— Data segment —
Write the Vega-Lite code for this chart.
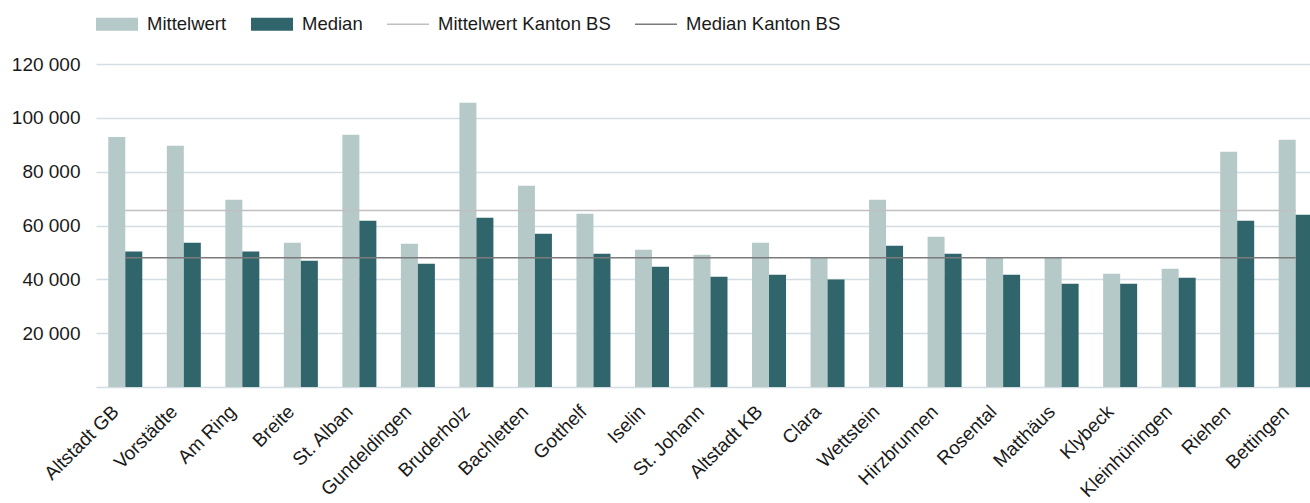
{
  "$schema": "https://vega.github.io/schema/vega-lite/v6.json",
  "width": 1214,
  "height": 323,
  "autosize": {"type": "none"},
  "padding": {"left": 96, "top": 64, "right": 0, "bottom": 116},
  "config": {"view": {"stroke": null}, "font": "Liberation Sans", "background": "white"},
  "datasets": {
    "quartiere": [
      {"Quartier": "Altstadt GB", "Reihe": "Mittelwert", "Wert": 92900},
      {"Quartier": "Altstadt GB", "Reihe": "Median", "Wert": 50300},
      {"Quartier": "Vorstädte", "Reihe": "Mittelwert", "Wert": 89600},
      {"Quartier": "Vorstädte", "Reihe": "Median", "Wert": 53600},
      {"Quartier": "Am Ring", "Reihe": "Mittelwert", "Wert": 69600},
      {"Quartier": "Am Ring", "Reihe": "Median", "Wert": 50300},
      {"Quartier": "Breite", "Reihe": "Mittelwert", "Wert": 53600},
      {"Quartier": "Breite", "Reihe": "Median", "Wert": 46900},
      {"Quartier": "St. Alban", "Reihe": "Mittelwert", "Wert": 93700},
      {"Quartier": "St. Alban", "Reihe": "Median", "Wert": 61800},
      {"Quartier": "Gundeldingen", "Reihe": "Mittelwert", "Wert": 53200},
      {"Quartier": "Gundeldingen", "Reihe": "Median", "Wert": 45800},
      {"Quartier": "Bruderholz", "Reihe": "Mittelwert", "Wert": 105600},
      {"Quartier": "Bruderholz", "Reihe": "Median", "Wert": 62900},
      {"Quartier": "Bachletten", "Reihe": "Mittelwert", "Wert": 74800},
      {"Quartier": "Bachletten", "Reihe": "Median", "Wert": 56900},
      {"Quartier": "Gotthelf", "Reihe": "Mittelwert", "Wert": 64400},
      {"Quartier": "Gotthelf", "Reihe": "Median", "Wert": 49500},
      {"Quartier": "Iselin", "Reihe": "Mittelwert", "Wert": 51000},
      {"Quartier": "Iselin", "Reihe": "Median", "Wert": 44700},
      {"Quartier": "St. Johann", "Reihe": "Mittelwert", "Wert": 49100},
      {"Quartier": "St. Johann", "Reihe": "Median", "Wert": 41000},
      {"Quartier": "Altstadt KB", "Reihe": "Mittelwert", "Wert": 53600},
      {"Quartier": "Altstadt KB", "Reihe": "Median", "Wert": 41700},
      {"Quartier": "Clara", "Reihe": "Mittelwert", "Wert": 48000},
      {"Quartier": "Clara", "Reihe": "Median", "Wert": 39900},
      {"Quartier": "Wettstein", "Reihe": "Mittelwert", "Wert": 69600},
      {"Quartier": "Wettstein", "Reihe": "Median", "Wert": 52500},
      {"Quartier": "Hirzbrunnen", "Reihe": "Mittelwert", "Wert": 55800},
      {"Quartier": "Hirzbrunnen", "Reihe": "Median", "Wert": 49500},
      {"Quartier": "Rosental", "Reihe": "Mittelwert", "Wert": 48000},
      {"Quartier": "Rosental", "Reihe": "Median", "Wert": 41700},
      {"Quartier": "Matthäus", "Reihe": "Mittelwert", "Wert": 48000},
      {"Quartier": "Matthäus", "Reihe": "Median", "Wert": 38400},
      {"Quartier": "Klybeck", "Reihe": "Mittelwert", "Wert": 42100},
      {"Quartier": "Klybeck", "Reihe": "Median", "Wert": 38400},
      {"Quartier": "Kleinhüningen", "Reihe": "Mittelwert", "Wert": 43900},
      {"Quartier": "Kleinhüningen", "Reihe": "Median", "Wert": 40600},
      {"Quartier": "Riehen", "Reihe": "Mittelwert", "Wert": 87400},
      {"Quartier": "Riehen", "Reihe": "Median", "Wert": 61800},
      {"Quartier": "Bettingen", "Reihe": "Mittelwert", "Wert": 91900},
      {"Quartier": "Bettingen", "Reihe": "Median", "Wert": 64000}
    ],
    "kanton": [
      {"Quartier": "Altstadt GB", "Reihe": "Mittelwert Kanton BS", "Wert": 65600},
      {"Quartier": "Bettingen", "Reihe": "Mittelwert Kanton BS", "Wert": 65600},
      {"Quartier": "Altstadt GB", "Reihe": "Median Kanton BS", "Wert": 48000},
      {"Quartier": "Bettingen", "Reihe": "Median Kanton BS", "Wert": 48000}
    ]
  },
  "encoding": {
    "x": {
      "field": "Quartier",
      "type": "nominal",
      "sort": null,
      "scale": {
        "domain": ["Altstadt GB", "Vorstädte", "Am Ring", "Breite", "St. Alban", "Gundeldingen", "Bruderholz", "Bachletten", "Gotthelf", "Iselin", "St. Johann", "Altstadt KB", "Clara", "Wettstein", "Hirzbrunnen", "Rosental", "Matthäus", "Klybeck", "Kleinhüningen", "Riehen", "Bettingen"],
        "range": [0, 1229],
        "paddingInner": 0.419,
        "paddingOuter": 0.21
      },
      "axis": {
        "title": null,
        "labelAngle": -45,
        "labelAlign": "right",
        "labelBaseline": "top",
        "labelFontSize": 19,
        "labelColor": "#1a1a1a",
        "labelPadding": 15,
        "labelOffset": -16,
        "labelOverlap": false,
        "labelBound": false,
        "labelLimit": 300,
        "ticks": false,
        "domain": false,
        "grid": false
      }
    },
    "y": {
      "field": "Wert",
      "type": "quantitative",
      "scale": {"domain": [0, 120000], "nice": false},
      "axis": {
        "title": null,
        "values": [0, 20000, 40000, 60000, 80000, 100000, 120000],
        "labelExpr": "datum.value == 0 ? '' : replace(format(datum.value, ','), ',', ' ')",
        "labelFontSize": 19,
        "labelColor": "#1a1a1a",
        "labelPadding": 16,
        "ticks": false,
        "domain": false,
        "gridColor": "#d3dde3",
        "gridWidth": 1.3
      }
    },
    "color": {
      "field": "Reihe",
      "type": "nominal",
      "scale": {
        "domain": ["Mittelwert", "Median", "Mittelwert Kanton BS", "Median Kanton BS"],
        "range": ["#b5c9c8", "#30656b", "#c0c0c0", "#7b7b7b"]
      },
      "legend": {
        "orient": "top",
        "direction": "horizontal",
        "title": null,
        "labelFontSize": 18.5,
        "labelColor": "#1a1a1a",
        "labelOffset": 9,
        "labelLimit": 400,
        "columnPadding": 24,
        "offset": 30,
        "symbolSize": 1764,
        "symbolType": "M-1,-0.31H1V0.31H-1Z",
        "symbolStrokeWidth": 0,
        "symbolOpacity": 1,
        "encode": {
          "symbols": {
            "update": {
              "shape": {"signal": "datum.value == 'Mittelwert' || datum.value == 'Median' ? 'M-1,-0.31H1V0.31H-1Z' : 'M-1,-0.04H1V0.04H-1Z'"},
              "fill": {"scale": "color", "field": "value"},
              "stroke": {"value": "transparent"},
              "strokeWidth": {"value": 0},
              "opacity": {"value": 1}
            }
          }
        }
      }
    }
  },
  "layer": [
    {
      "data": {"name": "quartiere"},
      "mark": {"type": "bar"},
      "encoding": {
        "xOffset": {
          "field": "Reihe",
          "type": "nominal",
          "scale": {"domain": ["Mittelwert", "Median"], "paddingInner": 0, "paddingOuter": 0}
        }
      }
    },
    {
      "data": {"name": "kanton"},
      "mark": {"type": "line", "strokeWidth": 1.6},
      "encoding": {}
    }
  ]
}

— Short task —
Extract all the data above exactly, excluding every picture.

— Answer for this exercise —
Write the Vega-Lite code for this chart.
{
  "$schema": "https://vega.github.io/schema/vega-lite/v6.json",
  "width": 1214,
  "height": 323,
  "autosize": {"type": "none"},
  "padding": {"left": 96, "top": 64, "right": 0, "bottom": 116},
  "config": {"view": {"stroke": null}, "font": "Liberation Sans", "background": "white"},
  "datasets": {
    "quartiere": [
      {"Quartier": "Altstadt GB", "Reihe": "Mittelwert", "Wert": 92900},
      {"Quartier": "Altstadt GB", "Reihe": "Median", "Wert": 50300},
      {"Quartier": "Vorstädte", "Reihe": "Mittelwert", "Wert": 89600},
      {"Quartier": "Vorstädte", "Reihe": "Median", "Wert": 53600},
      {"Quartier": "Am Ring", "Reihe": "Mittelwert", "Wert": 69600},
      {"Quartier": "Am Ring", "Reihe": "Median", "Wert": 50300},
      {"Quartier": "Breite", "Reihe": "Mittelwert", "Wert": 53600},
      {"Quartier": "Breite", "Reihe": "Median", "Wert": 46900},
      {"Quartier": "St. Alban", "Reihe": "Mittelwert", "Wert": 93700},
      {"Quartier": "St. Alban", "Reihe": "Median", "Wert": 61800},
      {"Quartier": "Gundeldingen", "Reihe": "Mittelwert", "Wert": 53200},
      {"Quartier": "Gundeldingen", "Reihe": "Median", "Wert": 45800},
      {"Quartier": "Bruderholz", "Reihe": "Mittelwert", "Wert": 105600},
      {"Quartier": "Bruderholz", "Reihe": "Median", "Wert": 62900},
      {"Quartier": "Bachletten", "Reihe": "Mittelwert", "Wert": 74800},
      {"Quartier": "Bachletten", "Reihe": "Median", "Wert": 56900},
      {"Quartier": "Gotthelf", "Reihe": "Mittelwert", "Wert": 64400},
      {"Quartier": "Gotthelf", "Reihe": "Median", "Wert": 49500},
      {"Quartier": "Iselin", "Reihe": "Mittelwert", "Wert": 51000},
      {"Quartier": "Iselin", "Reihe": "Median", "Wert": 44700},
      {"Quartier": "St. Johann", "Reihe": "Mittelwert", "Wert": 49100},
      {"Quartier": "St. Johann", "Reihe": "Median", "Wert": 41000},
      {"Quartier": "Altstadt KB", "Reihe": "Mittelwert", "Wert": 53600},
      {"Quartier": "Altstadt KB", "Reihe": "Median", "Wert": 41700},
      {"Quartier": "Clara", "Reihe": "Mittelwert", "Wert": 48000},
      {"Quartier": "Clara", "Reihe": "Median", "Wert": 39900},
      {"Quartier": "Wettstein", "Reihe": "Mittelwert", "Wert": 69600},
      {"Quartier": "Wettstein", "Reihe": "Median", "Wert": 52500},
      {"Quartier": "Hirzbrunnen", "Reihe": "Mittelwert", "Wert": 55800},
      {"Quartier": "Hirzbrunnen", "Reihe": "Median", "Wert": 49500},
      {"Quartier": "Rosental", "Reihe": "Mittelwert", "Wert": 48000},
      {"Quartier": "Rosental", "Reihe": "Median", "Wert": 41700},
      {"Quartier": "Matthäus", "Reihe": "Mittelwert", "Wert": 48000},
      {"Quartier": "Matthäus", "Reihe": "Median", "Wert": 38400},
      {"Quartier": "Klybeck", "Reihe": "Mittelwert", "Wert": 42100},
      {"Quartier": "Klybeck", "Reihe": "Median", "Wert": 38400},
      {"Quartier": "Kleinhüningen", "Reihe": "Mittelwert", "Wert": 43900},
      {"Quartier": "Kleinhüningen", "Reihe": "Median", "Wert": 40600},
      {"Quartier": "Riehen", "Reihe": "Mittelwert", "Wert": 87400},
      {"Quartier": "Riehen", "Reihe": "Median", "Wert": 61800},
      {"Quartier": "Bettingen", "Reihe": "Mittelwert", "Wert": 91900},
      {"Quartier": "Bettingen", "Reihe": "Median", "Wert": 64000}
    ],
    "kanton": [
      {"Quartier": "Altstadt GB", "Reihe": "Mittelwert Kanton BS", "Wert": 65600},
      {"Quartier": "Bettingen", "Reihe": "Mittelwert Kanton BS", "Wert": 65600},
      {"Quartier": "Altstadt GB", "Reihe": "Median Kanton BS", "Wert": 48000},
      {"Quartier": "Bettingen", "Reihe": "Median Kanton BS", "Wert": 48000}
    ]
  },
  "encoding": {
    "x": {
      "field": "Quartier",
      "type": "nominal",
      "sort": null,
      "scale": {
        "domain": ["Altstadt GB", "Vorstädte", "Am Ring", "Breite", "St. Alban", "Gundeldingen", "Bruderholz", "Bachletten", "Gotthelf", "Iselin", "St. Johann", "Altstadt KB", "Clara", "Wettstein", "Hirzbrunnen", "Rosental", "Matthäus", "Klybeck", "Kleinhüningen", "Riehen", "Bettingen"],
        "range": [0, 1229],
        "paddingInner": 0.419,
        "paddingOuter": 0.21
      },
      "axis": {
        "title": null,
        "labelAngle": -45,
        "labelAlign": "right",
        "labelBaseline": "top",
        "labelFontSize": 19,
        "labelColor": "#1a1a1a",
        "labelPadding": 15,
        "labelOffset": -16,
        "labelOverlap": false,
        "labelBound": false,
        "labelLimit": 300,
        "ticks": false,
        "domain": false,
        "grid": false
      }
    },
    "y": {
      "field": "Wert",
      "type": "quantitative",
      "scale": {"domain": [0, 120000], "nice": false},
      "axis": {
        "title": null,
        "values": [0, 20000, 40000, 60000, 80000, 100000, 120000],
        "labelExpr": "datum.value == 0 ? '' : replace(format(datum.value, ','), ',', ' ')",
        "labelFontSize": 19,
        "labelColor": "#1a1a1a",
        "labelPadding": 16,
        "ticks": false,
        "domain": false,
        "gridColor": "#d3dde3",
        "gridWidth": 1.3
      }
    },
    "color": {
      "field": "Reihe",
      "type": "nominal",
      "scale": {
        "domain": ["Mittelwert", "Median", "Mittelwert Kanton BS", "Median Kanton BS"],
        "range": ["#b5c9c8", "#30656b", "#c0c0c0", "#7b7b7b"]
      },
      "legend": {
        "orient": "top",
        "direction": "horizontal",
        "title": null,
        "labelFontSize": 18.5,
        "labelColor": "#1a1a1a",
        "labelOffset": 9,
        "labelLimit": 400,
        "columnPadding": 24,
        "offset": 30,
        "symbolSize": 1764,
        "symbolType": "M-1,-0.31H1V0.31H-1Z",
        "symbolStrokeWidth": 0,
        "symbolOpacity": 1,
        "encode": {
          "symbols": {
            "update": {
              "shape": {"signal": "datum.value == 'Mittelwert' || datum.value == 'Median' ? 'M-1,-0.31H1V0.31H-1Z' : 'M-1,-0.04H1V0.04H-1Z'"},
              "fill": {"scale": "color", "field": "value"},
              "stroke": {"value": "transparent"},
              "strokeWidth": {"value": 0},
              "opacity": {"value": 1}
            }
          }
        }
      }
    }
  },
  "layer": [
    {
      "data": {"name": "quartiere"},
      "mark": {"type": "bar"},
      "encoding": {
        "xOffset": {
          "field": "Reihe",
          "type": "nominal",
          "scale": {"domain": ["Mittelwert", "Median"], "paddingInner": 0, "paddingOuter": 0}
        }
      }
    },
    {
      "data": {"name": "kanton"},
      "mark": {"type": "line", "strokeWidth": 1.6},
      "encoding": {}
    }
  ]
}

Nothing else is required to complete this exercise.